FSGI menemukan salah seorang kepala sekolah di Kabupaten Seluma, Bengkulu yang mengaku kebingungan dalam menerapkan kurikulum di sekolahnya. Heru mengatakan kepala sekolah tersebut bingung karena tidak ada petunjuk atau arahan apapun dari pihak Dinas Pendidikan Provinsi Bengkulu. "Sementara untuk membuat kurikulum mandiri, mereka tak mampu," ujarnya.
Kementerian Pendidikan dan Kebudayaan sebelumnya menerbitkan Keputusan Menteri Pendidikan dan Kebudayaan Republik Indonesia Nomor 719/P/2020 tentang Pedoman Pelaksanaan Kurikulum pada Satuan Pendidikan dalam Kondisi Khusus.
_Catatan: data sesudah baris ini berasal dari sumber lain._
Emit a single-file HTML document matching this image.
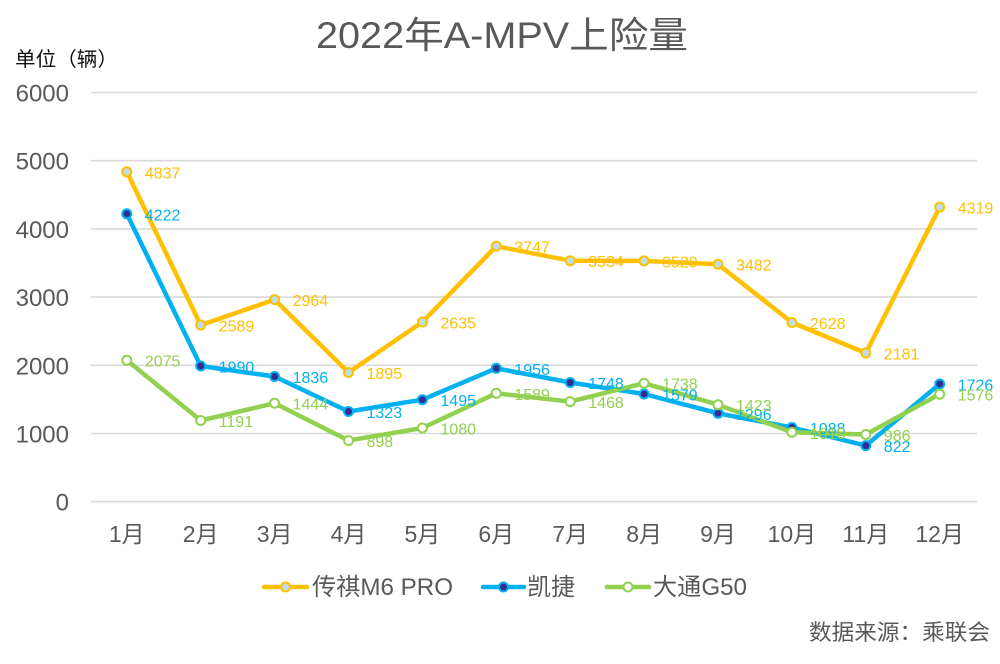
<!DOCTYPE html>
<html>
<head>
<meta charset="utf-8">
<style>
  html,body{margin:0;padding:0;background:#fff;}
  svg{display:block;}
  text{font-family:"Liberation Sans","Noto Sans CJK SC",sans-serif;}
</style>
</head>
<body>
<svg width="1000" height="664" viewBox="0 0 1000 664" xmlns="http://www.w3.org/2000/svg">
  <rect width="1000" height="664" fill="#fff"/>
  <!-- title -->
  <text x="316" y="48" font-size="37" fill="#595959" textLength="372" lengthAdjust="spacingAndGlyphs">2022年A-MPV上险量</text>
  <text x="15" y="66" font-size="20" fill="#111" textLength="103" lengthAdjust="spacingAndGlyphs">单位（辆）</text>

  <!-- gridlines -->
  <g stroke="#d9d9d9" stroke-width="1.6">
    <line x1="91" y1="92.5" x2="977" y2="92.5"/>
    <line x1="91" y1="160.7" x2="977" y2="160.7"/>
    <line x1="91" y1="228.9" x2="977" y2="228.9"/>
    <line x1="91" y1="297.1" x2="977" y2="297.1"/>
    <line x1="91" y1="365.3" x2="977" y2="365.3"/>
    <line x1="91" y1="433.5" x2="977" y2="433.5"/>
    <line x1="91" y1="501.7" x2="977" y2="501.7"/>
  </g>

  <!-- y labels -->
  <g font-size="24" fill="#595959" text-anchor="end">
    <text x="69" y="101.5">6000</text>
    <text x="69" y="169.7">5000</text>
    <text x="69" y="237.9">4000</text>
    <text x="69" y="306.1">3000</text>
    <text x="69" y="374.3">2000</text>
    <text x="69" y="442.5">1000</text>
    <text x="69" y="510.7">0</text>
  </g>

  <!-- x labels -->
  <g font-size="23" fill="#595959" text-anchor="middle">
    <text x="126.8" y="542">1月</text>
    <text x="200.7" y="542">2月</text>
    <text x="274.6" y="542">3月</text>
    <text x="348.5" y="542">4月</text>
    <text x="422.4" y="542">5月</text>
    <text x="496.3" y="542">6月</text>
    <text x="570.2" y="542">7月</text>
    <text x="644.1" y="542">8月</text>
    <text x="718.0" y="542">9月</text>
    <text x="791.9" y="542">10月</text>
    <text x="865.8" y="542">11月</text>
    <text x="939.7" y="542">12月</text>
  </g>

  <!-- orange series -->
  <polyline fill="none" stroke="#FFC000" stroke-width="4.5" stroke-linejoin="round" stroke-linecap="round"
    points="126.8,171.8 200.7,325.1 274.6,299.6 348.5,372.5 422.4,322.0 496.3,246.2 570.2,260.7 644.1,260.9 718.0,264.2 791.9,322.5 865.8,353.0 939.7,207.1"/>
  <g fill="#BFDDE4" stroke="#FFC000" stroke-width="2">
    <circle cx="126.8" cy="171.8" r="4.5"/>
    <circle cx="200.7" cy="325.1" r="4.5"/>
    <circle cx="274.6" cy="299.6" r="4.5"/>
    <circle cx="348.5" cy="372.5" r="4.5"/>
    <circle cx="422.4" cy="322.0" r="4.5"/>
    <circle cx="496.3" cy="246.2" r="4.5"/>
    <circle cx="570.2" cy="260.7" r="4.5"/>
    <circle cx="644.1" cy="260.9" r="4.5"/>
    <circle cx="718.0" cy="264.2" r="4.5"/>
    <circle cx="791.9" cy="322.5" r="4.5"/>
    <circle cx="865.8" cy="353.0" r="4.5"/>
    <circle cx="939.7" cy="207.1" r="4.5"/>
  </g>

  <!-- blue series -->
  <polyline fill="none" stroke="#00B0F0" stroke-width="4.5" stroke-linejoin="round" stroke-linecap="round"
    points="126.8,213.8 200.7,366.0 274.6,376.5 348.5,411.5 422.4,399.7 496.3,368.3 570.2,382.5 644.1,394.0 718.0,413.3 791.9,427.5 865.8,445.6 939.7,384.0"/>
  <g fill="#302E91" stroke="#00B0F0" stroke-width="2">
    <circle cx="126.8" cy="213.8" r="4.5"/>
    <circle cx="200.7" cy="366.0" r="4.5"/>
    <circle cx="274.6" cy="376.5" r="4.5"/>
    <circle cx="348.5" cy="411.5" r="4.5"/>
    <circle cx="422.4" cy="399.7" r="4.5"/>
    <circle cx="496.3" cy="368.3" r="4.5"/>
    <circle cx="570.2" cy="382.5" r="4.5"/>
    <circle cx="644.1" cy="394.0" r="4.5"/>
    <circle cx="718.0" cy="413.3" r="4.5"/>
    <circle cx="791.9" cy="427.5" r="4.5"/>
    <circle cx="865.8" cy="445.6" r="4.5"/>
    <circle cx="939.7" cy="384.0" r="4.5"/>
  </g>

  <!-- green series -->
  <polyline fill="none" stroke="#92D050" stroke-width="4.5" stroke-linejoin="round" stroke-linecap="round"
    points="126.8,360.2 200.7,420.5 274.6,403.2 348.5,440.5 422.4,428.0 496.3,393.3 570.2,401.6 644.1,383.2 718.0,404.7 791.9,432.3 865.8,434.5 939.7,394.2"/>
  <g fill="#ffffff" stroke="#92D050" stroke-width="2">
    <circle cx="126.8" cy="360.2" r="4.5"/>
    <circle cx="200.7" cy="420.5" r="4.5"/>
    <circle cx="274.6" cy="403.2" r="4.5"/>
    <circle cx="348.5" cy="440.5" r="4.5"/>
    <circle cx="422.4" cy="428.0" r="4.5"/>
    <circle cx="496.3" cy="393.3" r="4.5"/>
    <circle cx="570.2" cy="401.6" r="4.5"/>
    <circle cx="644.1" cy="383.2" r="4.5"/>
    <circle cx="718.0" cy="404.7" r="4.5"/>
    <circle cx="791.9" cy="432.3" r="4.5"/>
    <circle cx="865.8" cy="434.5" r="4.5"/>
    <circle cx="939.7" cy="394.2" r="4.5"/>
  </g>

  <!-- data labels orange -->
  <g font-size="16" fill="#FFC000">
    <text x="144.8" y="178.3">4837</text>
    <text x="218.7" y="331.6">2589</text>
    <text x="292.6" y="306.1">2964</text>
    <text x="366.5" y="379.0">1895</text>
    <text x="440.4" y="328.5">2635</text>
    <text x="514.3" y="252.7">3747</text>
    <text x="588.2" y="267.2">3534</text>
    <text x="662.1" y="267.4">3529</text>
    <text x="736.0" y="270.7">3482</text>
    <text x="809.9" y="329.0">2628</text>
    <text x="883.8" y="359.5">2181</text>
    <text x="957.7" y="213.6">4319</text>
  </g>
  <!-- data labels blue -->
  <g font-size="16" fill="#00B0F0">
    <text x="144.8" y="220.3">4222</text>
    <text x="218.7" y="372.5">1990</text>
    <text x="292.6" y="383.0">1836</text>
    <text x="366.5" y="418.0">1323</text>
    <text x="440.4" y="406.2">1495</text>
    <text x="514.3" y="374.8">1956</text>
    <text x="588.2" y="389.0">1748</text>
    <text x="662.1" y="400.5">1579</text>
    <text x="736.0" y="419.8">1296</text>
    <text x="809.9" y="434.0">1088</text>
    <text x="883.8" y="452.1">822</text>
    <text x="957.7" y="390.5">1726</text>
  </g>
  <!-- data labels green -->
  <g font-size="16" fill="#92D050">
    <text x="144.8" y="366.7">2075</text>
    <text x="218.7" y="427.0">1191</text>
    <text x="292.6" y="409.7">1444</text>
    <text x="366.5" y="447.0">898</text>
    <text x="440.4" y="434.5">1080</text>
    <text x="514.3" y="399.8">1589</text>
    <text x="588.2" y="408.1">1468</text>
    <text x="662.1" y="389.7">1738</text>
    <text x="736.0" y="411.2">1423</text>
    <text x="809.9" y="438.8">1018</text>
    <text x="883.8" y="441.0">986</text>
    <text x="957.7" y="400.7">1576</text>
  </g>

  <!-- legend -->
  <line x1="264" y1="587" x2="307" y2="587" stroke="#FFC000" stroke-width="4.5" stroke-linecap="round"/>
  <circle cx="285.5" cy="587" r="4.5" fill="#BFDDE4" stroke="#FFC000" stroke-width="2"/>
  <text x="312" y="595" font-size="24" fill="#595959" textLength="141" lengthAdjust="spacingAndGlyphs">传祺M6 PRO</text>

  <line x1="483" y1="587" x2="524" y2="587" stroke="#00B0F0" stroke-width="4.5" stroke-linecap="round"/>
  <circle cx="503.5" cy="587" r="4.5" fill="#302E91" stroke="#00B0F0" stroke-width="2"/>
  <text x="527" y="595" font-size="24" fill="#595959" textLength="48" lengthAdjust="spacingAndGlyphs">凯捷</text>

  <line x1="607" y1="587" x2="649" y2="587" stroke="#92D050" stroke-width="4.5" stroke-linecap="round"/>
  <circle cx="628" cy="587" r="4.5" fill="#ffffff" stroke="#92D050" stroke-width="2"/>
  <text x="653" y="595" font-size="24" fill="#595959" textLength="94" lengthAdjust="spacingAndGlyphs">大通G50</text>

  <!-- source -->
  <text x="809" y="640" font-size="22" fill="#595959" textLength="181" lengthAdjust="spacingAndGlyphs">数据来源：乘联会</text>
</svg>
</body>
</html>
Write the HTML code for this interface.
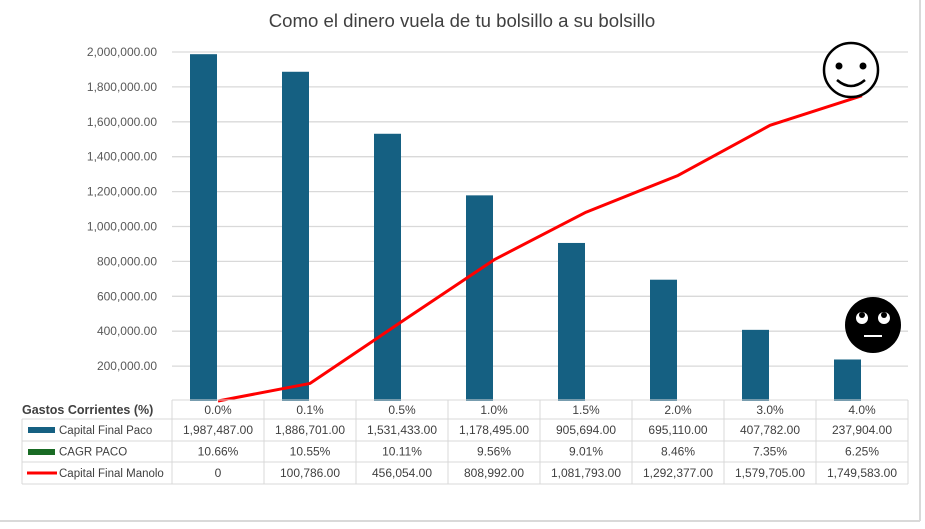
<!DOCTYPE html>
<html><head><meta charset="utf-8"><style>
body{margin:0;background:#fff;font-family:"Liberation Sans",sans-serif}
svg text{font-family:"Liberation Sans",sans-serif}
</style></head><body>
<svg id="c" width="925" height="524" xmlns="http://www.w3.org/2000/svg">
<rect x="0" y="0" width="925" height="524" fill="#fff"/>
<line x1="920" y1="0" x2="920" y2="521" stroke="#d9d9d9" stroke-width="2"/>
<line x1="0" y1="521" x2="920" y2="521" stroke="#d9d9d9" stroke-width="2"/>
<text x="462" y="27" text-anchor="middle" font-size="18.6" fill="#404040">Como el dinero vuela de tu bolsillo a su bolsillo</text>
<g id="grid"></g><g id="bars"></g><g id="line"></g><g id="table"></g>
<g>
<circle cx="851" cy="70" r="27" fill="#fff" stroke="#000" stroke-width="2.5"/>
<circle cx="839" cy="66" r="3.5" fill="#000"/><circle cx="863" cy="66" r="3.5" fill="#000"/>
<path d="M837 80 Q851 92 865 80" fill="none" stroke="#000" stroke-width="2.5"/>
</g>
<g>
<circle cx="873" cy="325" r="28" fill="#000"/>
<circle cx="862" cy="318" r="6" fill="#fff"/><circle cx="884" cy="318" r="6" fill="#fff"/>
<circle cx="862" cy="315" r="3" fill="#000"/><circle cx="884" cy="315" r="3" fill="#000"/>
<line x1="864" y1="336" x2="882" y2="336" stroke="#fff" stroke-width="2"/>
</g>
</svg>
<script>
const categories=["0.0%","0.1%","0.5%","1.0%","1.5%","2.0%","3.0%","4.0%"];
const paco=[1987487,1886701,1531433,1178495,905694,695110,407782,237904];
const cagr=["10.66%","10.55%","10.11%","9.56%","9.01%","8.46%","7.35%","6.25%"];
const manolo=[0,100786,456054,808992,1081793,1292377,1579705,1749583];
const pacoLabels=["1,987,487.00","1,886,701.00","1,531,433.00","1,178,495.00","905,694.00","695,110.00","407,782.00","237,904.00"];
const manoloLabels=["0","100,786.00","456,054.00","808,992.00","1,081,793.00","1,292,377.00","1,579,705.00","1,749,583.00"];
const ticks=[200000,400000,600000,800000,1000000,1200000,1400000,1600000,1800000,2000000];
const NS="http://www.w3.org/2000/svg";
const x0=172,cw=92,yZero=401,yTop=52,vMax=2000000;
const y=v=>yZero-(v/vMax)*(yZero-yTop);
const xc=i=>x0+cw*i+cw/2;
function mk(tag,attrs,parent,txt){const e=document.createElementNS(NS,tag);for(const k in attrs)e.setAttribute(k,attrs[k]);if(txt!==undefined)e.textContent=txt;parent.appendChild(e);return e;}
const fmt=v=>v.toLocaleString('en-US',{minimumFractionDigits:2});
const g=document.getElementById('grid');
ticks.forEach(t=>{
 const l=mk('line',{x1:x0,x2:908,y1:y(t),y2:y(t),stroke:'#d9d9d9','stroke-width':1.3},g);
 
 
 const tx=mk('text',{x:157,y:y(t)+4,'text-anchor':'end','font-size':12,fill:'#595959'},g,fmt(t));
 
 
});
const b=document.getElementById('bars');
paco.forEach((v,i)=>{
 const r=mk('rect',{x:xc(i)-28,y:y(v),width:27,height:yZero-y(v),fill:'#156082'},b);
 
 
});
const ln=document.getElementById('line');
const p=mk('polyline',{points:manolo.map((v,i)=>xc(i)+','+y(v)).join(' '),fill:'none',stroke:'#ff0000','stroke-width':3,'stroke-linejoin':'round'},ln);


const t=document.getElementById('table');
const rows=[400,419,441,462,484];
const bc='#d9d9d9';
mk('text',{x:22,y:414,'font-size':12.5,'font-weight':'bold',fill:'#404040'},t,'Gastos Corrientes (%)');
for(let i=0;i<=8;i++){mk('line',{x1:x0+cw*i,x2:x0+cw*i,y1:400,y2:484,stroke:bc},t);}
mk('line',{x1:22,x2:22,y1:419,y2:484,stroke:bc},t);
mk('line',{x1:x0,x2:908,y1:400,y2:400,stroke:bc},t);
for(let r=1;r<5;r++)mk('line',{x1:22,x2:908,y1:rows[r],y2:rows[r],stroke:bc},t);
categories.forEach((c,i)=>{const e=mk('text',{x:xc(i),y:414,'text-anchor':'middle','font-size':12,fill:'#404040'},t,c);
 
 });
const data=[pacoLabels,cagr,manoloLabels];
const names=["Capital Final Paco","CAGR PACO","Capital Final Manolo"];
data.forEach((arr,r)=>{
 const cy=(rows[r+1]+rows[r+2])/2;
 arr.forEach((s,i)=>{const e=mk('text',{x:xc(i),y:cy+4,'text-anchor':'middle','font-size':12,fill:'#404040'},t,s);
  
  });
 const e=mk('text',{x:59,y:cy+4,'font-size':11.5,fill:'#404040'},t,names[r]);
 
 
});
mk('rect',{x:28,y:427,width:27,height:6,fill:'#156082'},t);
mk('rect',{x:28,y:449,width:27,height:6,fill:'#196b24'},t);
mk('line',{x1:27,x2:57,y1:473,y2:473,stroke:'#ff0000','stroke-width':3},t);
</script>
</body></html>
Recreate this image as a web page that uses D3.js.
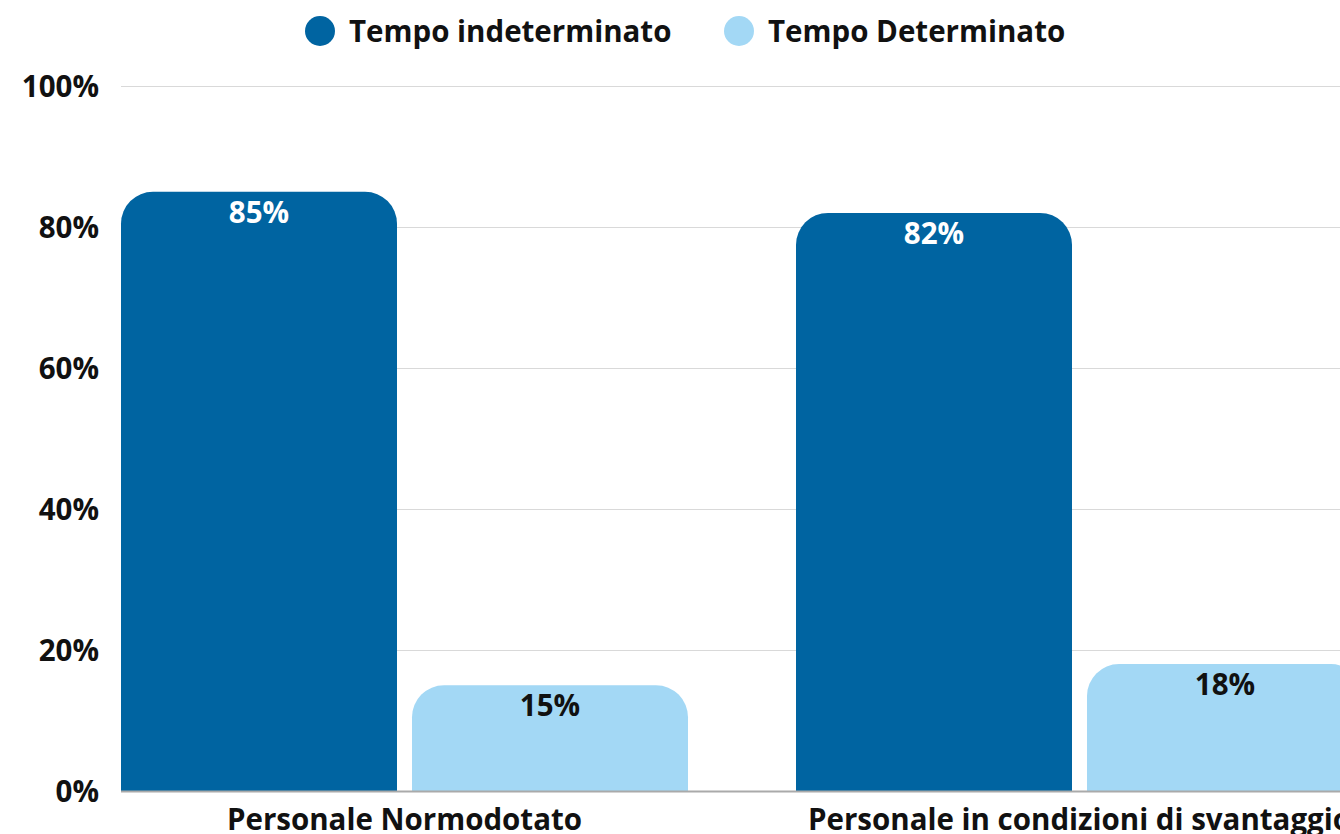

Satuan pendidikan dalam kondisi khusus dapat menggunakan kurikulum yang sesuai dengan kebutuhan pembelajaran peserta didik.
“Kurikulum pada satuan pendidikan dalam kondisi khusus memberikan fleksibilitas bagi sekolah untuk memilih kurikulum yang sesuai dengan kebutuhan pembelajaran siswa,” kata Menteri Pendidikan dan Kebudayaan Nadiem Makarim, Jumat, 7 Agustus 2020.
Pelaksanaan kurikulum pada kondisi khusus bertujuan untuk memberikan fleksibilitas bagi satuan pendidikan untuk menentukan kurikulum yang sesuai dengan kebutuhan pembelajaran peserta didik. Satuan pendidikan pada kondisi khusus dalam pelaksanaan pembelajaran dapat tetap mengacu pada Kurikulum Nasional; menggunakan kurikulum darurat; atau melakukan penyederhanaan kurikulum secara mandiri. “Semua jenjang pendidikan pada kondisi khusus dapat memilih dari tiga opsi kurikulum tersebut,” kata Nadiem.